The Gold Coast Australian Football League started in 1962, and through the various iterations of Queensland footy structure since, has been a constant growth story.
Starting as a second-tier league, the region now boasts four clubs in the state league QAFL, all with recent success.
Standing apart are the Southport Sharks, the community club that grew and in many ways made the Suns’ expansion a reality. Moving beyond the QAFL, it now competes strongly in the VFL and is arguably the strongest stand-alone club below the AFL on the east coast of the nation.
It might also be the greatest community club success story of the last 50 years.
Gradually participation has increased on the Gold Coast. While Auskick participation has increased by 83 per cent in the region since 2022 according to AFL figures, the more sober but sustainable figure is that there are 6,000 locals beyond Auskick that will play in junior or senior club competition each weekend this year (a rise of 18 per cent since 2022).

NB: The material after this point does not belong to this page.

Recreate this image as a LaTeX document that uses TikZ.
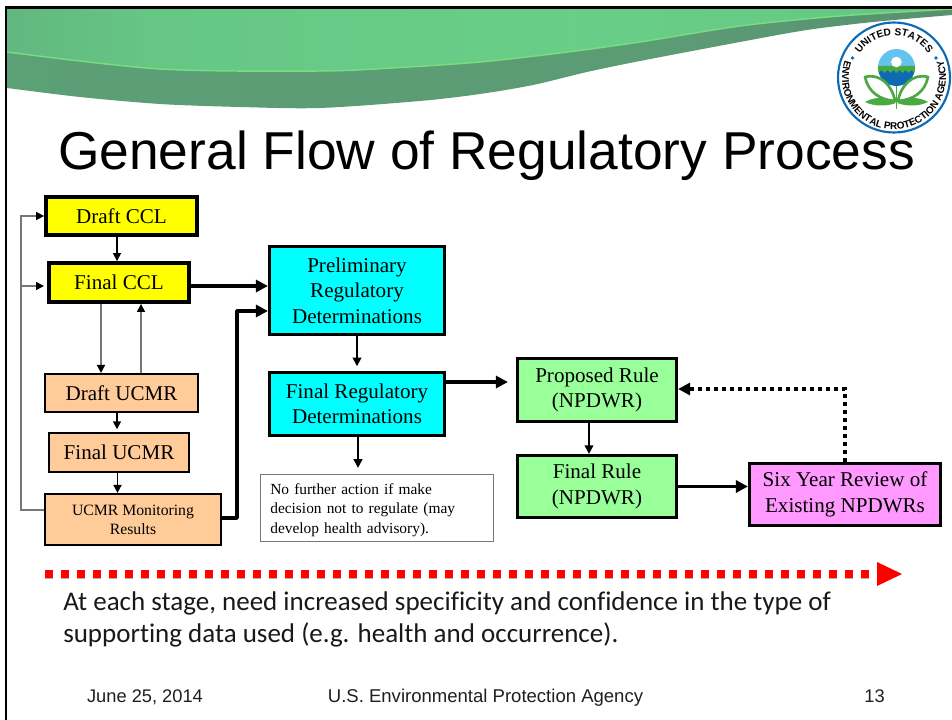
\documentclass[tikz,border=0pt]{standalone}
\usepackage{fontspec}
\setmainfont{Liberation Serif}
\newfontfamily\arialf{Liberation Sans}
\newfontfamily\calibrif{Carlito}[Ligatures=NoCommon]
\usetikzlibrary{arrows.meta,decorations.text}
\definecolor{boxyellow}{HTML}{FFFF00}
\definecolor{boxorange}{HTML}{FFCC99}
\definecolor{boxcyan}{HTML}{00FFFF}
\definecolor{boxgreen}{HTML}{99FF99}
\definecolor{boxpink}{HTML}{FF99FF}
\definecolor{logoblue}{HTML}{0F6AB4}
\definecolor{logosky}{HTML}{63C2EE}
\definecolor{logogreen}{HTML}{4BA943}
\definecolor{thinline}{HTML}{777777}
\definecolor{bandlight}{HTML}{76DE80}
\pgfdeclarehorizontalshading{topbandg}{100bp}{
  rgb(0bp)=(0.31,0.53,0.42);
  rgb(12bp)=(0.36,0.62,0.47);
  rgb(33bp)=(0.40,0.78,0.52);
  rgb(55bp)=(0.41,0.81,0.53);
  rgb(72bp)=(0.40,0.78,0.52);
  rgb(86bp)=(0.36,0.65,0.47);
  rgb(100bp)=(0.33,0.55,0.43)}
\pgfdeclarehorizontalshading{lowband}{100bp}{
  rgb(0bp)=(0.37,0.68,0.48);
  rgb(30bp)=(0.36,0.62,0.46);
  rgb(60bp)=(0.36,0.61,0.46);
  rgb(80bp)=(0.34,0.55,0.43);
  rgb(100bp)=(0.31,0.50,0.40)}
\tikzset{
  px/.style={x=0.75pt,y=-0.75pt},
  flowbox/.style={draw=black,align=center,inner sep=0pt,
    font=\fontsize{15.8pt}{19.1pt}\selectfont},
  heavybox/.style={flowbox,line width=2.9pt},
  plainbox/.style={flowbox,line width=1.6pt},
  midbox/.style={flowbox,line width=2pt},
  notebox/.style={draw=thinline,line width=0.9pt,align=left,inner xsep=7.5pt,inner ysep=0pt,
    font=\fontsize{11.55pt}{14.7pt}\selectfont},
  thinarrow/.style={draw=thinline,line width=1.2pt,-{Triangle[color=black,length=6pt,width=6pt]}},
  midarrow/.style={draw=black,line width=1.4pt,-{Triangle[length=6.5pt,width=6.5pt]}},
  thickarrow/.style={draw=black,line width=2.8pt,-{Triangle[length=9pt,width=9pt]}},
  slabel/.style={font=\arialf\fontsize{13.7pt}{16pt}\selectfont,anchor=base,text=black!88},
  caption/.style={font=\calibrif\fontsize{20.25pt}{24pt}\selectfont,anchor=base west,inner sep=0pt,align=left,text=black!90},
}
\begin{document}
\begin{tikzpicture}[px]
\useasboundingbox (0,0) rectangle (952,720);
% slide frame
\fill[white] (0,0) rectangle (952,720);
% banner
\shade[shading=lowband] (7,52) -- plot[smooth] coordinates {(7,52) (160,69) (320,71) (400,67.5) (480,62) (560,53) (640,42) (740,26) (840,16) (952,9)}
  -- (952,15) -- plot[smooth] coordinates {(952,15) (873,22) (807,30) (740,42) (640,61) (587,72) (533,85) (480,94) (420,101) (320,108) (240,107) (160,104) (80,97) (7,88)} -- cycle;
\shade[shading=topbandg] (7,9) -- (952,9) -- plot[smooth] coordinates {(952,9) (840,16) (740,26) (640,42) (560,53) (480,62) (400,67.5) (320,71) (160,69) (7,52)} -- cycle;
\draw[bandlight,line width=1.1pt] plot[smooth] coordinates {(7,52) (160,69) (320,71) (400,67.5) (480,62) (560,53) (640,42) (740,26) (840,16) (952,9)};
\fill[black] (5,6) rectangle (952,9);
\fill[black] (5,6) rectangle (7.3,720);
% seal
\fill[white] (894,77.5) ellipse [x radius=57,y radius=56];
\draw[logoblue,line width=1.6pt] (894,77.5) ellipse [x radius=56,y radius=55];
\begin{scope}
  \clip (896.5,67.5) circle [radius=18.5];
  \fill[logosky] (877,48) rectangle (916,67);
  \fill[logoblue] (877,67) rectangle (916,87);
  \fill[logogreen] (877,66) -- plot[domain=877:916,samples=70] (\x,{71.5+1.2*sin(60*(\x-877))}) -- (916,66) -- cycle;
\end{scope}
\fill[white] (896.4,62) circle [radius=5.3];
\draw[logogreen,line width=2pt,line join=round] (865,77) .. controls (880,73) and (892,85) .. (895,101) .. controls (880,100) and (868,92) .. (865,77) -- cycle;
\draw[logogreen,line width=2pt,line join=round] (928,77) .. controls (913,73) and (901,85) .. (898,101) .. controls (913,100) and (925,92) .. (928,77) -- cycle;
\fill[logogreen] (865,102) .. controls (875,96) and (888,97) .. (896,103) .. controls (888,106) and (875,107) .. (865,102) -- cycle;
\fill[logogreen] (928,102) .. controls (918,96) and (905,97) .. (897,103) .. controls (905,106) and (918,107) .. (928,102) -- cycle;
\draw[logogreen,line width=1.3pt] (896.4,86) -- (896.4,109);
\fill[logoblue] (852.5,58) circle [radius=1.8];
\fill[logoblue] (936,58) circle [radius=1.8];
\begin{scope}[shift={(894,77.5)},x=0.75pt,y=0.75pt,text=logoblue]
  \path[decorate,decoration={text along path,text align=center,
    text={|\arialf\bfseries\fontsize{7.6pt}{9pt}\selectfont|UNITED STATES}}]
    (150:42) arc [start angle=150,end angle=30,radius=42];
  \path[decorate,decoration={text along path,text align=center,
    text={|\arialf\bfseries\fontsize{7.4pt}{8pt}\selectfont|ENVIRONMENTAL PROTECTION AGENCY}}]
    (150:52) arc [start angle=150,end angle=390,radius=52];
\end{scope}
% title
\node[font=\arialf\fontsize{40pt}{44pt}\selectfont,anchor=base] (title) at (486.5,170) {General Flow of Regulatory Process};
% boxes
\node[heavybox,fill=boxyellow,minimum width=151*0.75pt,minimum height=38*0.75pt] (dc) at (121.5,216) {Draft CCL};
\node[heavybox,fill=boxyellow,minimum width=140*0.75pt,minimum height=39*0.75pt] (fc) at (119,282.5) {Final CCL};
\node[plainbox,fill=boxorange,minimum width=153*0.75pt,minimum height=38*0.75pt] (du) at (121.5,393) {Draft UCMR};
\node[plainbox,fill=boxorange,minimum width=140*0.75pt,minimum height=39*0.75pt] (fu) at (119,452.5) {Final UCMR};
\node[plainbox,fill=boxorange,minimum width=176*0.75pt,minimum height=51*0.75pt,font=\fontsize{11.8pt}{14.4pt}\selectfont] (mon) at (133,519.5) {UCMR Monitoring\\Results};
\node[midbox,fill=boxcyan,minimum width=175.5*0.75pt,minimum height=88.5*0.75pt] (pre) at (357,290.5) {Preliminary\\Regulatory\\Determinations};
\node[midbox,fill=boxcyan,minimum width=175.5*0.75pt,minimum height=63.5*0.75pt] (fr) at (357,404) {Final Regulatory\\Determinations};
\node[notebox,minimum width=231*0.75pt,minimum height=67*0.75pt,text width=160pt] (nf) at (377,508) {\rule{0pt}{11pt}No further action if make\\decision not to regulate (may\\develop health advisory).};
\node[midbox,fill=boxgreen,minimum width=159.5*0.75pt,minimum height=63.5*0.75pt] (pr) at (597,390) {Proposed Rule\\(NPDWR)};
\node[midbox,fill=boxgreen,minimum width=159.5*0.75pt,minimum height=62.5*0.75pt] (fn) at (597,486.5) {Final Rule\\(NPDWR)};
\node[midbox,fill=boxpink,minimum width=191.5*0.75pt,minimum height=62.5*0.75pt] (six) at (845,494.5) {Six Year Review of\\Existing NPDWRs};
% routing coordinates
\coordinate (rail) at (21,510);
\coordinate (jog) at (237,311);
\coordinate (dottop) at (845,389);
% connectors
\draw[thinarrow,black] (dc.south -| 117,0) -- (fc.north -| 117,0);
\draw[thinarrow] (fc.south -| 101,0) -- (du.north -| 101,0);
\draw[thinarrow] (du.north -| 141,0) -- (fc.south -| 141,0);
\draw[thinarrow,black] (du.south -| 117,0) -- ([yshift=2pt]fu.north -| 117,0);
\draw[thinarrow,black] (fu.south -| 117.5,0) -- (mon.north -| 117.5,0);
\draw[thinarrow] (mon.west |- rail) -- (rail) -- (rail |- dc.west) -- (dc.west);
\draw[thinarrow] (rail |- fc.west) ++(0,3.5) -- ++(23,0);
\draw[thickarrow] (fc.east |- 0,286) -- (pre.west |- 0,286);
\draw[thickarrow,line join=round] (mon.east |- 0,518) -| (jog) -- (pre.west |- jog);
\draw[midarrow] (pre.south) -- ([yshift=3.5pt]fr.north);
\draw[midarrow] (fr.south -| 358,0) -- ([yshift=4.5pt]nf.north -| 358,0);
\draw[thickarrow,shorten >=6pt] (fr.east |- 0,382) -- (pr.west |- 0,382);
\draw[midarrow] (pr.south -| 589,0) -- (fn.north -| 589,0);
\draw[thickarrow] (fn.east) -- (six.west |- fn.east);
\draw[draw=black,line width=2.8pt,dash pattern=on 3pt off 3pt,-{Triangle[length=9pt,width=9pt]}] (six.north) -- (dottop) -- (pr.east |- dottop);
% timeline arrow
\coordinate (tl0) at (45,574);
\coordinate (tl1) at (871,574);
\draw[black!30,line width=6.2pt,dash pattern=on 6.2pt off 5.8pt] ([yshift=-0.8pt]tl0) -- ([yshift=-0.8pt]tl1);
\draw[red,line width=6.2pt,dash pattern=on 6.2pt off 5.8pt] (tl0) -- (tl1);
\fill[red] (877,562) -- (902,574) -- (877,586) -- cycle;
% caption
\node[caption] (cap1) at (63,610) {At each stage, need increased specificity and confidence in the type of};
\node[caption] (cap2) at (63,642) {supporting data used (e.g. health and occurrence).};
% footer
\node[slabel] (f1) at (145,702) {June 25, 2014};
\node[slabel,font=\arialf\fontsize{13.9pt}{16pt}\selectfont] (f2) at (485.5,702) {U.S. Environmental Protection Agency};
\node[slabel] (f3) at (874.5,702) {13};
\end{tikzpicture}
\end{document}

The noise from the AFL in Queensland is that Australian Rules is poised to overtake Rugby League for participation across the state, which would be a landmark day.
The 2025 Suns feel more representative of that base than ever before.
With eight Queensland draftees (including 2022’s three Gold Coast locals in the top 25) in the last two years, almost 30 per cent of the Suns’ list are Queensland natives.
Locals are starting to show up too. Last year’s 26,157 members eclipsed the NRL’s Titans own record numbers by more than 10,000.
So while the AFL-artifice narrative continues down south, it’s hard to begrudge an authentic footy community 60 years in the making having its moment in the ‘Sun’ this September.